“Black Sunday” refers to a dark day in the history of the Fire Department of New York (FDNY): January 23, 2005, in which the department lost multiple firefighters in two separate fire incidents.
In the Bronx, six firefighters were battling a three-alarm fire in a four-story apartment building that was dated to the 1920s. While searching the fourth floor, the floor above the fire, for occupants who were believed to be trapped, the fire and heat rapidly intensified. The trapped firefighters were forced to jump from the fourth floor window to the ground below. All sustained critical, life-threatening injuries. FDNY Lieutenant Curtis Meyran of Battalion 26 and Lieutenant John Bellew of Ladder 27 died that day from their injuries. Lieutenant Joseph DiBernardo of Rescue 3, an FDIC instructor, underwent multiple surgical procedures before his death on November 22, 2011. Among the NIOSH report recommendations were training on operating on the floor above the fire and that departments provide their firefighters with equipment such as escape ropes and bailout training.

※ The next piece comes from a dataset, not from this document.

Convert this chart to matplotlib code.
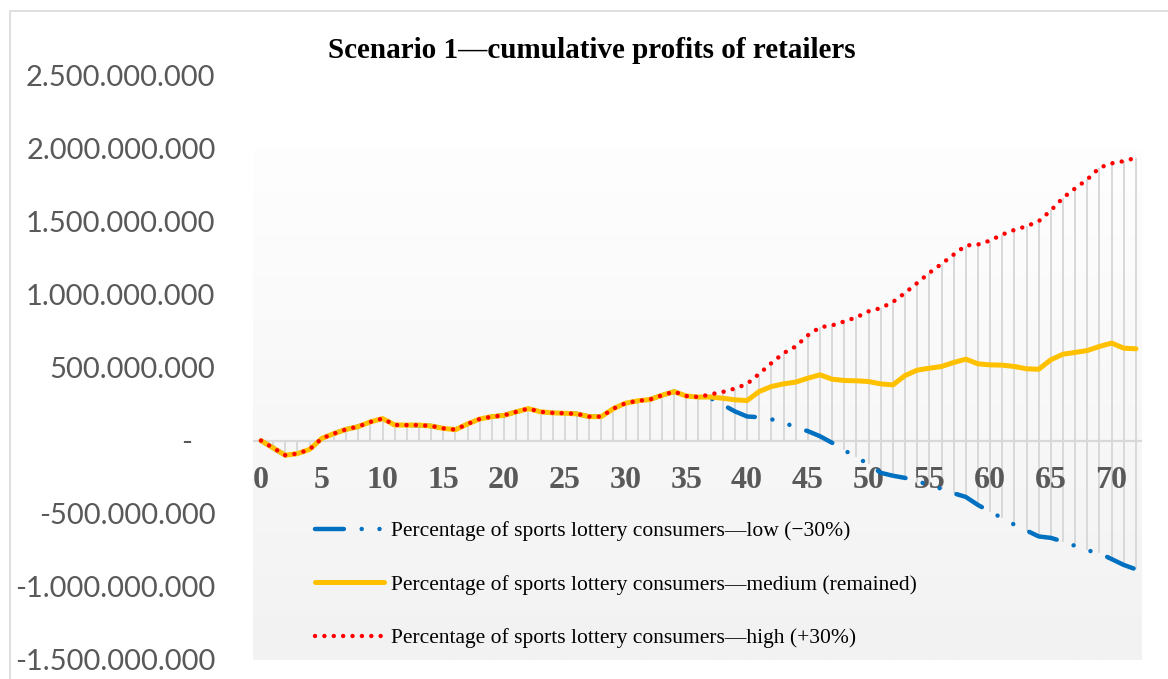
import numpy as np
import matplotlib
matplotlib.use("Agg")
import matplotlib.pyplot as plt
from matplotlib.patches import Rectangle

# valores en millones, periodos 0..72
comun = [0, -50, -100, -89, -60, 15, 48, 77, 96, 128, 151, 107, 106, 106, 100, 84, 75,
         114, 148, 164, 173, 197, 219, 197, 190, 187, 183, 164, 164, 219, 256, 272, 281,
         310, 335, 305, 298]
cola_baja = [290, 245, 200, 165, 160, 146, 125, 90, 65, 30, -15, -65, -115, -160, -220,
             -240, -255, -280, -300, -330, -360, -385, -440, -485, -530, -575, -615, -655,
             -665, -690, -720, -750, -770, -810, -850, -880]
cola_media = [298, 290, 279, 274, 336, 370, 388, 400, 427, 450, 420, 411, 409, 404, 388,
              381, 445, 482, 495, 507, 534, 557, 525, 518, 516, 507, 491, 488, 553, 591,
              603, 616, 644, 667, 632, 628]
cola_alta = [317, 333, 356, 388, 457, 530, 598, 644, 720, 775, 788, 815, 843, 884, 906,
             948, 1010, 1078, 1147, 1208, 1272, 1334, 1341, 1368, 1409, 1441, 1466, 1500,
             1574, 1660, 1725, 1786, 1866, 1896, 1911, 1934]

etiquetas = ["Percentage of sports lottery consumers\u2014low (\u221230%)",
             "Percentage of sports lottery consumers\u2014medium (remained)",
             "Percentage of sports lottery consumers\u2014high (+30%)"]
titulo = "Scenario 1\u2014cumulative profits of retailers"
ticks_x = list(range(0, 71, 5))
ticks_y = [-1.5e9, -1.0e9, -0.5e9, 0, 0.5e9, 1.0e9, 1.5e9, 2.0e9, 2.5e9]

periodos = np.arange(len(comun) + len(cola_baja))
baja = np.array(comun + cola_baja) * 1e6
media = np.array(comun + cola_media) * 1e6
alta = np.array(comun + cola_alta) * 1e6

W, H = 1168, 679
fig = plt.figure(figsize=(W / 100, H / 100), dpi=100)
ax = fig.add_axes([253 / W, 19 / H, (1142 - 253) / W, (660 - 75) / H])
ax.set_facecolor("none")
ax.set_xlim(-0.66, 72.5)
ax.set_ylim(-1.5e9, 2.5e9)

# borde del gráfico
fig.patches.append(Rectangle((10 / W, -0.2), 1.2, 1.2 - 11 / H, transform=fig.transFigure,
                             fill=False, edgecolor="#d9d9d9", lw=1.2, zorder=0))

# fondo degradado del área de trazado
grad = np.linspace(0, 1, 256).reshape(-1, 1)
ax.imshow(grad, extent=[0, 1, 0, (660 - 149) / (660 - 75)], transform=ax.transAxes,
          cmap=matplotlib.colors.LinearSegmentedColormap.from_list("g", ["#fefefe", "#f2f2f2"]),
          origin="upper", aspect="auto", zorder=0, interpolation="bilinear")

# líneas de caída
for serie in (baja, media, alta):
    ax.vlines(periodos, 0, serie, color="#d9d9d9", lw=1.4, zorder=1)
ax.axhline(0, color="#d9d9d9", lw=1.6, zorder=1)

ax.plot(periodos, baja, color="#0070C0", lw=3.2, linestyle=(0, (6.5, 4, 0.01, 4, 0.01, 4)),
        dash_capstyle="round", label=etiquetas[0], zorder=3)
ax.plot(periodos, media, color="#FFC000", lw=3.6, solid_capstyle="round",
        label=etiquetas[1], zorder=3)
ax.plot(periodos, alta, color="#FF0000", lw=3.2, linestyle=(0, (0.01, 2.1)),
        dash_capstyle="round", label=etiquetas[2], zorder=4)

for s in ax.spines.values():
    s.set_visible(False)
ax.spines["bottom"].set_position(("data", 0))

ax.set_xticks(ticks_x)
ax.set_xticklabels([str(t) for t in ticks_x], fontfamily="Liberation Serif",
                   fontweight="bold", fontsize=23, color="#595959")
ax.tick_params(axis="x", length=0, pad=18)

def fmt(v):
    if v == 0:
        return "-   "
    return f"{v:,.0f}".replace(",", ".")

ax.set_yticks(ticks_y)
ax.set_yticklabels([fmt(v) for v in ticks_y], fontfamily="Lato", fontsize=21, color="#595959")
ax.tick_params(axis="y", length=0, pad=27)

fig.text(592 / W, 1 - 51 / H, titulo, ha="center", va="center",
         fontfamily="Liberation Serif", fontweight="bold", fontsize=21, color="black")

leg = ax.legend(loc="upper left", bbox_to_anchor=(315 / W, 1 - 521 / H),
                bbox_transform=fig.transFigure, frameon=False,
                prop={"family": "Liberation Serif", "size": 15.5},
                handlelength=3.2, handletextpad=0.32, labelspacing=1.56,
                borderaxespad=0, borderpad=0)
for t in leg.get_texts():
    t.set_color("black")

plt.savefig("out.png", dpi=100)
plt.close()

Per NIOSH, the apartments involved in the incident had been renovated into single-room occupancies (SROs). The original apartments were partitioned into five separate bedrooms with a communal kitchen and bathroom. Each SRO had a single entrance and at the time of the incident each bedroom door was padlocked by the occupants for security. A new partition wall constructed with wood framing and covered with sheet rock limited access to the rear fire escape. The SRO renovation was considered a violation of local building codes as the structure did not have automatic fire sprinklers and no permits were issued for this construction.
At 1337 hours in Brooklyn, Firefighter Richard T. Sclafani, 37, died while responding to a basement fire in a two-story private dwelling. Firefighter Sclafani and members of Ladder 103 were among the first firefighters on scene; Firefighter Sclafani was a part of the company’s inside team, assigned to perform a search of the basement using the interior stairs. Members immediately began searching both for the location of the fire and any trapped occupants. During the search, fire conditions changed rapidly and Firefighter Sclafani became separated from his company. He was found minutes later unconscious and in respiratory arrest on the cellar staircase. Per NIOSH, firefighters spent the next 20 minutes working to remove him from the fire building. Firefighter Sclafani suffered third- degree burns to 63 percent of his body, and his blood carbon-monoxide level was 24 percent. His cause of death was listed as smoke inhalation and burns, and he subsequently succumbed to his injuries. Per the U.S. Fire Administration, this fire was caused when combustibles were placed in close proximity to an electric heater. Fire instructor Chris Naum writes that this marked the first day since 1918 that men had died in two separate incidents in New York City.